Have a question about this project? Sign up for a free GitHub account to open an issue and contact its maintainers and the community.

By clicking “Sign up for GitHub”, you agree to our terms of service and privacy statement. We’ll occasionally send you account related emails.

Already on GitHub? Sign in to your account

Provide "what changed" array (of Booleans) to derived stores #6777

Open
rmunn opened this issue Sep 27, 2021 · 11 comments · May be fixed by #8656
Open

Provide "what changed" array (of Booleans) to derived stores #6777

rmunn opened this issue Sep 27, 2021 · 11 comments · May be fixed by #8656

Comments

@rmunn
Copy link
Contributor

rmunn commented Sep 27, 2021

Describe the problem

When a derived store has multiple parent stores, its callback might sometimes want to know which parent store changed and triggered the callback. This would mostly be useful in advanced callbacks that use set (and, if #6750 is merged, update) to calculate their value.

Describe the proposed solution

The derived store's callback could take an optional parameter after set (and after update, if #6750 is merged), which would be an array of Booleans describing which parent store(s) were updated. The Booleans would be in the same order as the parent stores, i.e. if stores[i] was updated, then updated[i] (or changed[i], see naming discussion below) would be true.

This would actually be quite simple to implement, looking something like this:

diff --git a/src/runtime/store/index.ts b/src/runtime/store/index.ts
index 51a13b85e..a67f11fe2 100644
--- a/src/runtime/store/index.ts
+++ b/src/runtime/store/index.ts
@@ -182,6 +182,7 @@ export function derived<T>(stores: Stores, fn: Function, initial_value?: T): Rea
                const values = [];
 
                let pending = 0;
+               let changed = [];
                let cleanup = noop;
 
                const sync = () => {
@@ -189,7 +190,8 @@ export function derived<T>(stores: Stores, fn: Function, initial_value?: T): Rea
                                return;
                        }
                        cleanup();
-                       const result = fn(single ? values[0] : values, set, update);
+                       const result = fn(single ? values[0] : values, set, update, single ? changed[0] : changed);
+                       changed.fill(false);
                        if (auto) {
                                set(result as T);
                        } else {
@@ -202,6 +204,7 @@ export function derived<T>(stores: Stores, fn: Function, initial_value?: T): Rea
                        (value) => {
                                values[i] = value;
                                pending &= ~(1 << i);
+                               changed[i] = true;
                                if (inited) {
                                        sync();
                                }

Of course, type definitions would also need to change, so the actual PR would have more to it than that.
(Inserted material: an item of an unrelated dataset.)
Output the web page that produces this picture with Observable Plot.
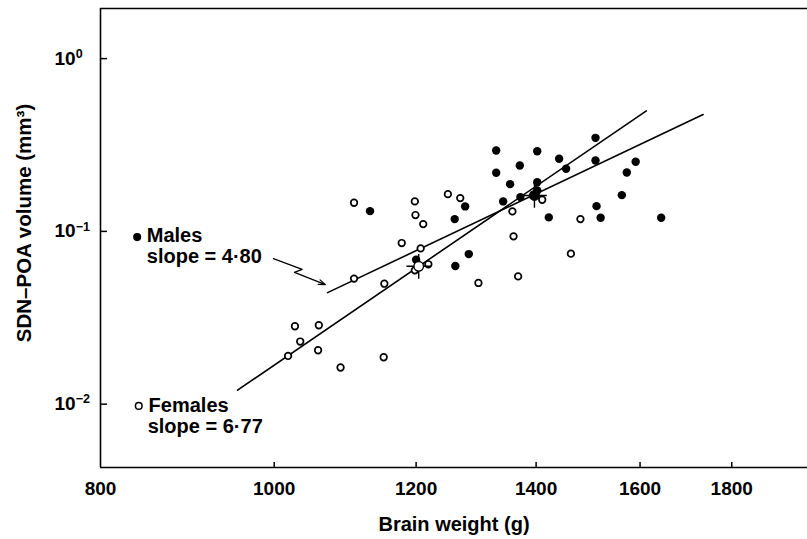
<!DOCTYPE html>
<html><head><meta charset="utf-8">
<script src="https://cdn.jsdelivr.net/npm/d3@7"></script>
<script src="https://cdn.jsdelivr.net/npm/@observablehq/plot@0.6"></script>
<style>
html,body{margin:0;padding:0;background:#fff;}
#chart svg{display:block;}
</style></head><body><div id="chart"></div>
<script>
// ---- data ----
const maleWeight = [1131, 1200, 1261, 1262, 1278, 1284, 1330, 1330, 1342, 1354, 1371, 1372, 1402, 1402, 1402, 1423, 1442, 1455, 1511, 1511, 1513, 1521, 1563, 1573, 1591, 1644];
const maleVolume = [0.131, 0.0686, 0.1178, 0.063, 0.1395, 0.0739, 0.2938, 0.2184, 0.1491, 0.1877, 0.2407, 0.1579, 0.2911, 0.1927, 0.1726, 0.1205, 0.2632, 0.2304, 0.3479, 0.2573, 0.14, 0.12, 0.1621, 0.2193, 0.2529, 0.12];
const femaleWeight = [1018, 1027, 1034, 1058, 1059, 1089, 1108, 1108, 1152, 1151, 1178, 1198, 1199, 1211, 1207, 1219, 1198, 1250, 1270, 1300, 1358, 1360, 1368, 1411, 1464, 1482];
const femaleVolume = [0.01902, 0.02824, 0.02304, 0.02051, 0.02862, 0.0163, 0.1465, 0.0533, 0.0498, 0.01869, 0.0856, 0.1491, 0.1243, 0.1102, 0.0797, 0.0645, 0.0595, 0.1643, 0.1558, 0.0503, 0.1305, 0.0936, 0.0549, 0.1525, 0.0743, 0.1178];
const meanWeight = [1397, 1204];
const meanVolume = [0.1614, 0.0628];
const fitSex = ["Female", "Female", "Male", "Male"];
const fitWeight = [954, 1613, 1071, 1735];
const fitVolume = [0.01205, 0.4985, 0.04421, 0.4745];
const xTicks = [800, 1000, 1200, 1400, 1600, 1800];
const xTickLabels = ["800", "1000", "1200", "1400", "1600", "1800"];
const yTicks = [1, 0.1, 0.01];
const yTickLabels = ["10^0", "10^-1", "10^-2"];
const xDomain = [800, 1984];
const yDomain = [0.0043, 1.95];
const legendText = ["Males", "slope = 4·80", "Females", "slope = 6·77"];
const legendX = [849, 849, 851, 850];
const legendY = [0.0948, 0.0712, 0.00987, 0.00746];
const legendDotX = [838.6, 840.3];
const legendDotY = [0.0927, 0.00977];
const legendDotFill = ["black", "white"];
const arrowX = [999, 1036.6, 1026.4, 1068];
const arrowY = [0.0696, 0.0603, 0.0579, 0.0492];

// ---- build tables ----
const males = maleWeight.map((w, i) => ({w, v: maleVolume[i]}));
const females = femaleWeight.map((w, i) => ({w, v: femaleVolume[i]}));
const means = meanWeight.map((w, i) => ({w, v: meanVolume[i], fill: i === 0 ? "black" : "white"}));
const fits = fitWeight.map((w, i) => ({w, v: fitVolume[i], s: fitSex[i]}));
const legend = legendText.map((t, i) => ({t, w: legendX[i], v: legendY[i]}));
const legendDots = legendDotX.map((w, i) => ({w, v: legendDotY[i], fill: legendDotFill[i]}));
const arrowPts = arrowX.map((w, i) => ({w, v: arrowY[i]}));
const xLabels = xTicks.map((w, i) => ({w, t: xTickLabels[i]}));
const n = arrowPts.length;

const W = 807, H = 539, mL = 100, mR = 0, mT = 8, mB = 72;
const plotW = W - mL - mR, plotH = H - mT - mB;
const font = "'Liberation Sans', Arial, Helvetica, sans-serif";

const chart = Plot.plot({
  width: W, height: H,
  marginLeft: mL, marginRight: mR, marginTop: mT, marginBottom: mB,
  style: {fontFamily: font, fontWeight: "bold", fontSize: "19px", color: "#000", background: "#fff", overflow: "visible"},
  x: {type: "log", domain: xDomain, label: null, axis: null},
  y: {type: "log", domain: yDomain, label: null},
  marks: [
    // frame (left, top, bottom)
    Plot.ruleX([xDomain[0]], {stroke: "#000", strokeWidth: 1.6}),
    Plot.ruleY(yDomain, {stroke: "#000", strokeWidth: 1.6}),
    // inward ticks
    Plot.ruleX(xTicks.slice(1), {y1: yDomain[1], y2: yDomain[0], insetTop: plotH - 5, stroke: "#000", strokeWidth: 1.5}),
    Plot.ruleY(yTicks, {x1: xDomain[0], x2: xDomain[1], insetRight: plotW - 7, stroke: "#000", strokeWidth: 1.5}),
    // tick labels
    Plot.text(xLabels, {x: "w", text: "t", frameAnchor: "bottom", textAnchor: "middle", lineAnchor: "middle", dy: 21, fontSize: 19, fontWeight: "bold"}),
    Plot.axisY(yTicks, {anchor: "left", tickSize: 0, tickPadding: 46, textAnchor: "start", tickFormat: d => yTickLabels[yTicks.indexOf(d)], label: null, fontSize: 19, fontWeight: "bold"}),
    // axis titles
    Plot.text(["Brain weight (g)"], {frameAnchor: "bottom", textAnchor: "middle", dy: 57, lineAnchor: "middle", fontSize: 20, fontWeight: "bold"}),
    Plot.text(["SDN–POA volume (mm³)"], {frameAnchor: "left", textAnchor: "middle", dx: -76, dy: -15, rotate: -90, lineAnchor: "middle", fontSize: 20.5, fontWeight: "bold"}),
    // regression lines
    Plot.line(fits, {x: "w", y: "v", z: "s", stroke: "#000", strokeWidth: 1.6}),
    // annotation arrow
    Plot.line(arrowPts.slice(0, n - 1), {x: "w", y: "v", stroke: "#000", strokeWidth: 1.2}),
    Plot.arrow([{x1: arrowPts[n - 2].w, y1: arrowPts[n - 2].v, x2: arrowPts[n - 1].w, y2: arrowPts[n - 1].v}], {x1: "x1", y1: "y1", x2: "x2", y2: "y2", stroke: "#000", strokeWidth: 1.2, headLength: 9, headAngle: 40}),
    // points
    Plot.dot(females, {x: "w", y: "v", r: 3.3, fill: "white", stroke: "#000", strokeWidth: 1.7}),
    Plot.dot(males, {x: "w", y: "v", r: 4.2, fill: "#000", stroke: "none"}),
    // means
    Plot.dot(means, {x: "w", y: "v", symbol: "plus", r: 8, stroke: "#000", strokeWidth: 1.4}),
    Plot.dot(means, {x: "w", y: "v", r: 4.8, fill: "fill", stroke: "#000", strokeWidth: 1.4}),
    // legend
    Plot.dot(legendDots, {x: "w", y: "v", r: 3.3, fill: "fill", stroke: "#000", strokeWidth: 1.5}),
    Plot.text(legend, {x: "w", y: "v", text: "t", textAnchor: "start", lineAnchor: "middle", fontSize: 20, fontWeight: "bold"})
  ]
});

// superscript exponents on the y tick labels
d3.select(chart).selectAll("text").each(function () {
  const m = this.textContent.match(/^10\^(-?\d+)$/);
  if (m) {
    const sel = d3.select(this);
    sel.text("");
    sel.append("tspan").text("10");
    sel.append("tspan").attr("dy", "-0.55em").attr("font-size", "0.66em").text(m[1].replace("-", "−"));
  }
});

document.getElementById("chart").appendChild(chart);
</script>
</body></html>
But the core of this feature can be implemented in just four lines of code.

Alternatives considered

Some use cases for this feature can be handled with the status quo:

// Can't do this yet:
const discountedPrice = derived(
  [price, discount],
  ([$price, $discount], set, [priceChanged, discountChanged]) => {
  if (priceChanged) {
    console.log('we promise to keep discounted price the same even when regular price changes');
  }
  if (discountChanged) {
    console.log('new discount is calculated from current price');
    set($price - $discount);
  }
});

// Have to do this instead:
const manualDiscounts = (() => {
  let currentPrice;
  price.subscribe(p => currentPrice = p);
  return derived(discount, $discount => currentPrice - $discount);
})();

Perhaps not the best example, as the manualDiscounts store is simpler to read than the version with a changed array. But imagine a complex state being stored in the derived store: the current user, the shopping cart contents, and data about the product being viewed right now (product description, review scores, top five reviews...).

Importance

nice to have

Miscellaneous information

The first version of this proposal asked for a bitmap instead of a Boolean array. But once I realized that array destructuring would allow giving names to the items in the array, so that you could write [priceChanged, discountChanged] and then reference priceChanged instead of changed[0], the Boolean array version of the idea became much, much better, so I abandoned the bitmap idea.

@rmunn
Copy link
Contributor Author

rmunn commented Sep 27, 2021

Like #6750, this would probably be a breaking change for anyone creating custom derived stores, because the Typescript definition of the callback passed to derived would end up changing. But existing code that actually uses derived stores would not be broken, because you can always accept fewer arguments in a callback than are actually passed to it (c.f. Array.map and so on).

@Prinzhorn
Copy link
Contributor

The answer is probably performance/gc (is it though?), but why not pass an array like [true, false] and check changed[0]? This also aligns with the array indices of [$price, $discount], which could become useful if you dynamically create derived stores. To me using bit masks in JavaScript is incredibly rare and relying on falsyness also feels dirty to me (I remember when people, who presumably never heard of code quality, used to do ~a.indexOf(b) and thought it was a good idea). In addition your example neatly conceals that the third check would be changed & 4 and not changed & 3. So the ux of this API does not feel Svelte at all.

@rmunn
Copy link
Contributor Author

rmunn commented Sep 28, 2021

I thought of this while working on implementing #6750, when I saw that the code tracks a pending bitmap. The advantage of a bitmap over a boolean array is indeed size, but you're right that a boolean array would be more user-friendly. And the GC issues would be nullified if the array was re-used the way the values array gets re-used. It would need to be documented — "Treat the boolean array as read-only, and if you modify it, you have only yourself to blame if your store acts funny" — but it would work just fine to pass [false, false, true] instead of a bitmap equal to 4.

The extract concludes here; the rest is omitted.